The primary school held its 70th anniversary church service on Wednesday at the Methodist Church Hall, with many parents, teachers, past principals and present and past students attending to celebrate the milestone.
Principal Susan Abraham gave a brief history of the school and said that it has recorded 64 top performances in both Common Entrance and CPEA.
“It is an educational institution where the teachers and parents realise when we enter, we have to step up to maintain the high standards which were set before us. We will continue the journey of producing excellent and productive students in our society,” she said.

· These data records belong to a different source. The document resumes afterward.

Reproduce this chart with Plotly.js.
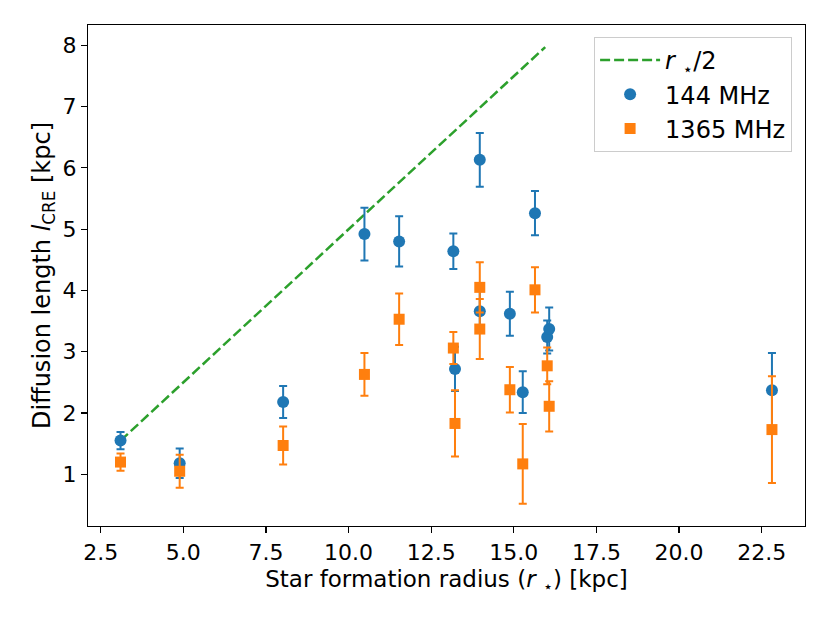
<!DOCTYPE html>
<html>
<head>
<meta charset="utf-8">
<script src="https://cdn.plot.ly/plotly-3.0.1.min.js"></script>
<style>
  html, body { margin: 0; padding: 0; background: #fff; }
  #grafico { width: 830px; height: 623px; }
</style>
</head>
<body>
<div id="grafico"></div>
<script>
// raio de formacao estelar r* [kpc] de cada galaxia
const raioEstelar = [3.10, 4.89, 8.02, 10.48, 11.53, 13.17, 13.22, 13.97, 13.97, 14.88, 15.27, 15.64, 16.01, 16.07, 22.81];

// comprimento de difusao a 144 MHz e seus erros
const difusao144 = [1.55, 1.18, 2.18, 4.92, 4.80, 4.64, 2.72, 6.13, 3.66, 3.62, 2.34, 5.26, 3.24, 3.37, 2.37];
const erro144 = [0.14, 0.24, 0.26, 0.43, 0.41, 0.29, 0.36, 0.44, 0.33, 0.36, 0.34, 0.36, 0.27, 0.35, 0.61];

// comprimento de difusao a 1365 MHz e seus erros
const difusao1365 = [1.20, 1.05, 1.47, 2.63, 3.53, 3.06, 1.83, 4.05, 3.37, 2.38, 1.17, 4.01, 2.77, 2.11, 1.73];
const erro1365 = [0.14, 0.27, 0.31, 0.35, 0.42, 0.26, 0.54, 0.41, 0.49, 0.37, 0.65, 0.37, 0.30, 0.41, 0.87];

// linha r*/2
const linhaX = [3.10, 15.95];
const linhaY = [1.55, 7.97];

const fonte = 'DejaVu Sans, Liberation Sans, sans-serif';

function gerarGrafico(){
	var traceLinha = {
		x: linhaX, y: linhaY,
		mode: 'lines',
		name: '<i>r</i> <sub>\u22c6</sub>/2',
		line: {color: '#2ca02c', width: 2.5, dash: '10px,4px'},
		type: 'scatter'};

	var trace144 = {
		x: raioEstelar, y: difusao144,
		mode: 'markers',
		name: '144 MHz',
		marker: {color: '#1f77b4', size: 12, symbol: 'circle'},
		error_y: {type: 'data', array: erro144, visible: true, color: '#1f77b4', thickness: 2, width: 4},
		type: 'scatter'};

	var trace1365 = {
		x: raioEstelar, y: difusao1365,
		mode: 'markers',
		name: '1365 MHz',
		marker: {color: '#ff7f0e', size: 11, symbol: 'square'},
		error_y: {type: 'data', array: erro1365, visible: true, color: '#ff7f0e', thickness: 2, width: 4},
		type: 'scatter'};

	var data = [traceLinha, trace144, trace1365];

	var eixo = {
		showline: true, mirror: true, linecolor: '#000', linewidth: 1.2,
		ticks: 'outside', ticklen: 6, tickwidth: 1.2, tickcolor: '#000',
		showgrid: false, zeroline: false,
		tickfont: {family: fonte, size: 22, color: '#000'}
	};

	var layout = {
		width: 830, height: 623,
		margin: {l: 88, r: 25, t: 25, b: 97},
		paper_bgcolor: '#fff', plot_bgcolor: '#fff',
		font: {family: fonte, color: '#000'},
		showlegend: true,
		xaxis: Object.assign({}, eixo, {
			range: [2.116, 23.81],
			tick0: 2.5, dtick: 2.5, tickformat: '.1f',
			title: {text: 'Star formation radius (<i>r</i> <sub>\u22c6</sub>) [kpc]', font: {family: fonte, size: 23, color: '#000'}, standoff: 7}
		}),
		yaxis: Object.assign({}, eixo, {
			range: [0.157, 8.33],
			tick0: 0, dtick: 1,
			title: {text: 'Diffusion length <i>l</i><sub>CRE</sub> [kpc]', font: {family: fonte, size: 24, color: '#000'}, standoff: 5}
		}),
		legend: {
			x: 0.982, y: 0.976, xanchor: 'right', yanchor: 'top',
			bgcolor: 'rgba(255,255,255,0.8)', bordercolor: '#cccccc', borderwidth: 1,
			font: {family: fonte, size: 24, color: '#000'},
			itemwidth: 60
		}
	};

	Plotly.newPlot('grafico', data, layout, {displayModeBar: false, staticPlot: true});
}

gerarGrafico();
</script>
</body>
</html>
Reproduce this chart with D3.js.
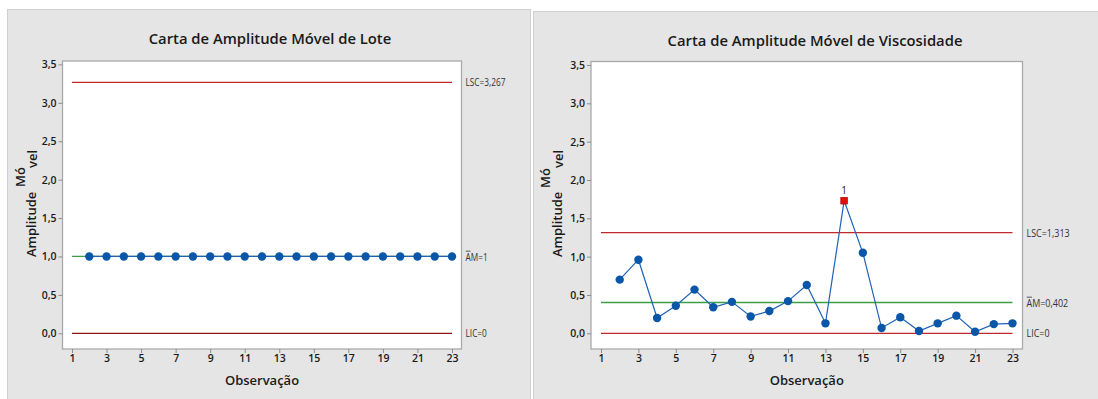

Abraham said the co-educational school opened its doors on September 7, 1948 with 25 students, who paid $6 per term.
At the time, the school was a one-storey wooden building which was divided into two sections with an office for the headteacher.
The principal said that additional infrastructure was added between 1970 and 1980 to cater for the growing demand for places at the school.
The school had three teachers and its first headmistress was Kathleen Wilson.
“Today, the school houses approximately 900 students and 53 teachers. Students are exposed to a wider curriculum and extracurricular activities…” Abraham said. “Our mission focuses on holistically developing our students for the wider world with a sure and firm educational foundation. The students and teachers at KPS strive for excellence.”
The 70th anniversary is being celebrated under the theme “Seventy years and continuing, of nurturing and releasing peculiar gems to impact the world.”
The guest speaker at Wednesday’s church service was Reverend Dr George Frederick.
Frederick utilised a mnemonic to help illustrate points of his speech.
Students held up letters of the word ‘Seventy’ as he spoke on the “Seed, Embolden, V-I Day, Eagle, Name of Renown, Thanks and Yeast”.
“Parents you send your children to this institution, they are seeds and in the heart of that seed are dear little plants and when they are being nurtured, they become grown men and women to take their place in society,” said Frederick, whose three daughters attended the KPS.
The pastor said that teachers embolden students when they come to the institution, transforming them into individuals who can assert themselves in any situation.
He said the school has established a victory over ignorance and illiteracy and has produced eagles who continue to soar.
He also encouraged students to be proud of their school, which has a name of renown through its academic record throughout the years.
And Frederick thanked teachers for the work that they have done and continue to do for their students.
“What you do, you cannot be paid for it. You are shaping minds, you are moulding minds, you are shaping the best of the nation, all those who are passing through your hands,” he said.